1. 12
  1.  

  2. 10

    Seems like a great optimization to add to the query planner based on table statistics!

    1. 8

      Yeah this is genuinely embarrassing. I feel embarrassed for them

    2. 9

      They use CrateDB as a database for storing and searching product data. They chose CrateDB because it allows them to scale the webshop easily, according to Gestalten.de CEO Frank Rakow.

      With ~4.6M rows, they’d be well served by vanilla PostgreSQL. Then again, I don’t know all of their requirements, perhaps they have need of ElasticSearch’s features (CrateDB is a SQL+management layer on top of ElasticSearch). Hopefully Gestalten.de is using this database for analytics and not important data storage.

      That said, you couldn’t pay me enough to use ElasticSearch as a primary datastore. A search index? Absolutely. Temporary log storage? Sure. Analytics? I suppose. ElasticSearch has measurably improved over the years, but once bitten, twice shy as the saying goes.

      In any case, CrateDB is a remarkably immature database to be running a business on –And lets look at their marketing page:

      On the other hand, CrateDB may not be a good choice if you require:

      • Strong (ACID) transactional consistency
      • Highly normalized schemas with many tables and many joins

      Oh dear.

      1. 2

        Why hopefully? These numbers are embarrassing.

        I don’t understand why anyone would be proud of these numbers.

        product:([sku:3300?`5]; a:3300?0)
        xsell:asc ([] sku:4600000?`5; cross_sku:4600000?`5; tstamp:.z.p-4600000?0)
        \t select from xsell where not sku in exec sku from product
        87
        

        That’s msec; kdb is 100x faster than crate (on my macbook).

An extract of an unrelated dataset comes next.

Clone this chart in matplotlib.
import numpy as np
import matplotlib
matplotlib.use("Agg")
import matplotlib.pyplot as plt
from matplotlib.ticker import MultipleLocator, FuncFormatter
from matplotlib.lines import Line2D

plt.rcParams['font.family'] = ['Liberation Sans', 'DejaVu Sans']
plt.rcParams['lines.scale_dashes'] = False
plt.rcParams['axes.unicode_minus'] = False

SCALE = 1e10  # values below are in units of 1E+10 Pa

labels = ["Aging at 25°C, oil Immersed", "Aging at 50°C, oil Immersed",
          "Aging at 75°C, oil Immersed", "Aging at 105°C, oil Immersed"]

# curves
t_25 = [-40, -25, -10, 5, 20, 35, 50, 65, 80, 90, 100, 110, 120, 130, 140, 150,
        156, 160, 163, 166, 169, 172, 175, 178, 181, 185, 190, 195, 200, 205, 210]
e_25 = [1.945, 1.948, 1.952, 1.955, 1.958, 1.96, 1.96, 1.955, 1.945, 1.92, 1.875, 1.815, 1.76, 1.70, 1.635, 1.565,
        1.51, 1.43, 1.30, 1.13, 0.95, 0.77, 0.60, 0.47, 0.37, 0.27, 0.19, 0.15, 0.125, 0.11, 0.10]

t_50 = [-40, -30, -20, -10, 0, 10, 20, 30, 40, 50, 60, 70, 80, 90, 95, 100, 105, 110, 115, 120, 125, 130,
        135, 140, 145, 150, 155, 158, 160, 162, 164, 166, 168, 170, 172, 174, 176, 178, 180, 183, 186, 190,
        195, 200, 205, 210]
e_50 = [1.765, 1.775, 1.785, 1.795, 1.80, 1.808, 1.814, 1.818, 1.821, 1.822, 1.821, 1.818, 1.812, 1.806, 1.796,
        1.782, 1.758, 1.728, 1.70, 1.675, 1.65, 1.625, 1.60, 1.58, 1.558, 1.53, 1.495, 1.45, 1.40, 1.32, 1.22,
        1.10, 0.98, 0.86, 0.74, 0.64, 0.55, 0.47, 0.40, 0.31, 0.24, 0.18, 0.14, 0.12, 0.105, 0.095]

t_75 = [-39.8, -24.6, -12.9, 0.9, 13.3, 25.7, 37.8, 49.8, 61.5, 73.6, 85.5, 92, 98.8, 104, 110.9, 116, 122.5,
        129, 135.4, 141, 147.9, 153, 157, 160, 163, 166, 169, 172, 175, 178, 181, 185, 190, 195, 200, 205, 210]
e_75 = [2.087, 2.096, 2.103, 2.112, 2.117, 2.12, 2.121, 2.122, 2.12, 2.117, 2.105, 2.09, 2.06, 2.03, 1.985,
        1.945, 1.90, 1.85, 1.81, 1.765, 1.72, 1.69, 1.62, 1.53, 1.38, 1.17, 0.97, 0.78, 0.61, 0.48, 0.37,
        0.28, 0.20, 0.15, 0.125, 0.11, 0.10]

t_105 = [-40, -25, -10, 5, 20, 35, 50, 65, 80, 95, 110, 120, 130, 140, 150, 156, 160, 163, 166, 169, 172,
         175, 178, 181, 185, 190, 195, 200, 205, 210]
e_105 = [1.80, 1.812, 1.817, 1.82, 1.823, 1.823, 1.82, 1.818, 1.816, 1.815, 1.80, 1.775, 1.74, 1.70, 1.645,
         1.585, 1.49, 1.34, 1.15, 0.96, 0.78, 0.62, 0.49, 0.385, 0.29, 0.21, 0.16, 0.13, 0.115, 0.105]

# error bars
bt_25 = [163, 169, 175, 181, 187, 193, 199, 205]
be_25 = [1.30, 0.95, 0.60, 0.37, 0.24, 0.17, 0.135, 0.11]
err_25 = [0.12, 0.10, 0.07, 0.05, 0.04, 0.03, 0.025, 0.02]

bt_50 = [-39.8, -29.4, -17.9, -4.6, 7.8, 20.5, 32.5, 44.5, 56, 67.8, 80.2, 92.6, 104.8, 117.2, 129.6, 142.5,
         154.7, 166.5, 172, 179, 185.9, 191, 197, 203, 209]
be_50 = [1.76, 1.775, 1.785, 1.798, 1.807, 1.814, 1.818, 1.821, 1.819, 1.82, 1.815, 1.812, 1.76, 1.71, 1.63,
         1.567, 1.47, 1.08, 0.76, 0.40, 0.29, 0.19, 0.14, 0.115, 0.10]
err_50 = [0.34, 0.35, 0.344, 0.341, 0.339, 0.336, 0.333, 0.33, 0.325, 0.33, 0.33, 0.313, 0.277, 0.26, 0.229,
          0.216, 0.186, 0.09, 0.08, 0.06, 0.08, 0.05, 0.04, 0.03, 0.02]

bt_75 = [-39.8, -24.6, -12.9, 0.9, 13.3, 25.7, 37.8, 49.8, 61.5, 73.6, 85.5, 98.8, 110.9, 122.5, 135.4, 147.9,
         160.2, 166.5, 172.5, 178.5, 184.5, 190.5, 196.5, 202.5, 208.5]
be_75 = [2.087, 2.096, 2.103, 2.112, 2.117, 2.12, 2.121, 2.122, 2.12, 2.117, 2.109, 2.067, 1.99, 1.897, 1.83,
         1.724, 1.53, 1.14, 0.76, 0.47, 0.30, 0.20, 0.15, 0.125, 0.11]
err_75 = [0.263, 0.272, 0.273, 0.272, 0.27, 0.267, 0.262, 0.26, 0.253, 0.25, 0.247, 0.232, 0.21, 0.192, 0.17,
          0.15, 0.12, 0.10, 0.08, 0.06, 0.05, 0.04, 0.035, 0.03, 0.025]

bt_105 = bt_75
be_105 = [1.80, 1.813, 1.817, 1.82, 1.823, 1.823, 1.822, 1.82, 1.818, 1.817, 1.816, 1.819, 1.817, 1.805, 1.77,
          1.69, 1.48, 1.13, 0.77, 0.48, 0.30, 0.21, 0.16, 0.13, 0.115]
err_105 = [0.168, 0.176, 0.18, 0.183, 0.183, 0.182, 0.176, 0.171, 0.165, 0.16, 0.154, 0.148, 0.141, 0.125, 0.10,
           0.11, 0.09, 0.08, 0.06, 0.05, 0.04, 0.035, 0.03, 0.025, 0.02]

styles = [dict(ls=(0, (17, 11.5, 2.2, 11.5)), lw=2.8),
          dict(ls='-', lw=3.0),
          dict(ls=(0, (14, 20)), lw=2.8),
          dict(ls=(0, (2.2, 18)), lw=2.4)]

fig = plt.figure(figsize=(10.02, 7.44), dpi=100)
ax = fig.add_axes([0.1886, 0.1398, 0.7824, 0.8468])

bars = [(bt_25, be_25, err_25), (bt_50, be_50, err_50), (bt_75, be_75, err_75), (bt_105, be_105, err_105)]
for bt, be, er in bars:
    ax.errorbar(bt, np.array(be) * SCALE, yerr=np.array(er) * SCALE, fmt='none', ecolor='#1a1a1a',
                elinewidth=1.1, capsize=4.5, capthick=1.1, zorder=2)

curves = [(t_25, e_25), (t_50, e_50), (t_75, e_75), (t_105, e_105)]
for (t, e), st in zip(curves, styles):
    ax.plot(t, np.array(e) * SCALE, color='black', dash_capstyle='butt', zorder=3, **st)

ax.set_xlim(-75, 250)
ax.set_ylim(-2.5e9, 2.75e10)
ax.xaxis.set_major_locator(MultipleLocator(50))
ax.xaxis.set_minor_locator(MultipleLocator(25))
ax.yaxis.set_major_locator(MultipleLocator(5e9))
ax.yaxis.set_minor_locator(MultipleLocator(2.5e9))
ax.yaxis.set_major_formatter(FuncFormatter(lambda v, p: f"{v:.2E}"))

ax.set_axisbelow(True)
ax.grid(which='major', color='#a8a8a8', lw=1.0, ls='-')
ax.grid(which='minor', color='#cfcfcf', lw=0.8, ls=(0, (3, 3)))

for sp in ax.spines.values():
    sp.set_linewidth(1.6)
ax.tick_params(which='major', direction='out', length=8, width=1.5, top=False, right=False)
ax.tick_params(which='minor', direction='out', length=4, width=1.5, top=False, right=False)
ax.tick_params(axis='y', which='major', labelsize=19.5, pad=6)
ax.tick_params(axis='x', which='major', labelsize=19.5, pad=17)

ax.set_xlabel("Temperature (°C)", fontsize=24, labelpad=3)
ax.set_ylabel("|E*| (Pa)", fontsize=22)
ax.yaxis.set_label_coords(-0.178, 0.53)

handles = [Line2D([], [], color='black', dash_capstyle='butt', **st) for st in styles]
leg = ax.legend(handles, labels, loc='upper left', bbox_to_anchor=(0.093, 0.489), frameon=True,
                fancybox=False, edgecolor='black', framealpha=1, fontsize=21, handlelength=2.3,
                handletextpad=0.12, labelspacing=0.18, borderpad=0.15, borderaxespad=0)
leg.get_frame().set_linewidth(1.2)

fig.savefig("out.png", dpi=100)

        I suppose I should be at least happy that crate.io puts some actual benchmarks up when they say it’s “fast” so that we know that they mean not at all fast.

        1. 0

          Grouping in a distributed database is much harder then on your local disk. (and yes, this can be a reason to not pick a distributed software, but if that’s not your main query, this is also okay)

          1. 6

            …but it’s 4m rows, you don’t need a distributed database, you don’t even need one for 1bn rows. Christ, this is roughly what I would say is the upper bound for CSV files chewed with UNIX sort/join!

        2. 0

          With ~4.6M rows, they’d be well served by vanilla PostgreSQL. Then again, I don’t know all of their requirements, perhaps they have need of ElasticSearch’s features (CrateDB is a SQL+management layer on top of ElasticSearch). Hopefully Gestalten.de is using this database for analytics and not important data storage.

          Webshops have the problem that they are rarely written by yourself and come with their own share of issues. For example, a popular system is OXID. That means that you are often not so free to choose the database layer.

          That said, you couldn’t pay me enough to use ElasticSearch as a primary datastore. A search index? Absolutely. Temporary log storage? Sure. Analytics? I suppose. ElasticSearch has measurably improved over the years, but once bitten, twice shy as the saying goes.

          Elasticsearch themselves does not sell themselves this way.

          ES is very popular in the shop scene, where the databases of your shop software are often a pain to work with and most of your frontend is search anyways. So, what happens is that they still use the shop software to store all articles, user data and transactions and sync that to Elasticsearch, with which they drive their full frontend. I’ve seen that in a quite a number of deployments and it works well.

          Elasticsearch has good stability, just no guarantees. It’s perfectly fine to use it for something important, just be able to recreate it if it blows.

          On the other hand, CrateDB may not be a good choice if you require:

          • Strong (ACID) transactional consistency
          • Highly normalized schemas with many tables and many joins

          That’s perfectly fine if none of this is needed on that store.

        3. 6

          In my experience with PostgreSQL, it’s almost always the opposite.

          1. 3

            Note that cratedb is a distributed store based on Elasticsearch, both the on-disk format and the query execution vastly differ from what PostgreSQL does.

            1. 1

              My experience with SQL Server mostly agrees with yours. But the real offender is the IN operator, not the subquery per se. A subquery in the FROM clause isn’t (always) that bad.

            2. 1

              I tend to always use subqueries. I like them because I can write them incrementally. I.e. write my sub query, make sure it works, then drop it inside of another query, make sure that works…repeat until done.

              I certainly understand joins and use them, but i’m not as fast writing them. I’m curious about the opposite problem. When is it much slower to use a subquery over a joins?

              1. 1

                Don’t quote me on this but my very vague memory is that MySQL’s query planner used to be(*) famously not quite as good as you’d hope at spotting the equivalence between SELECT x FROM t1 WHERE y IN (SELECT z FROM t2 WHERE…) and SELECT x FROM t1 JOIN t2 ON y = z.

                (* I have no idea if it does better now, no idea about what the state of any of the forks like Maria or Percona is).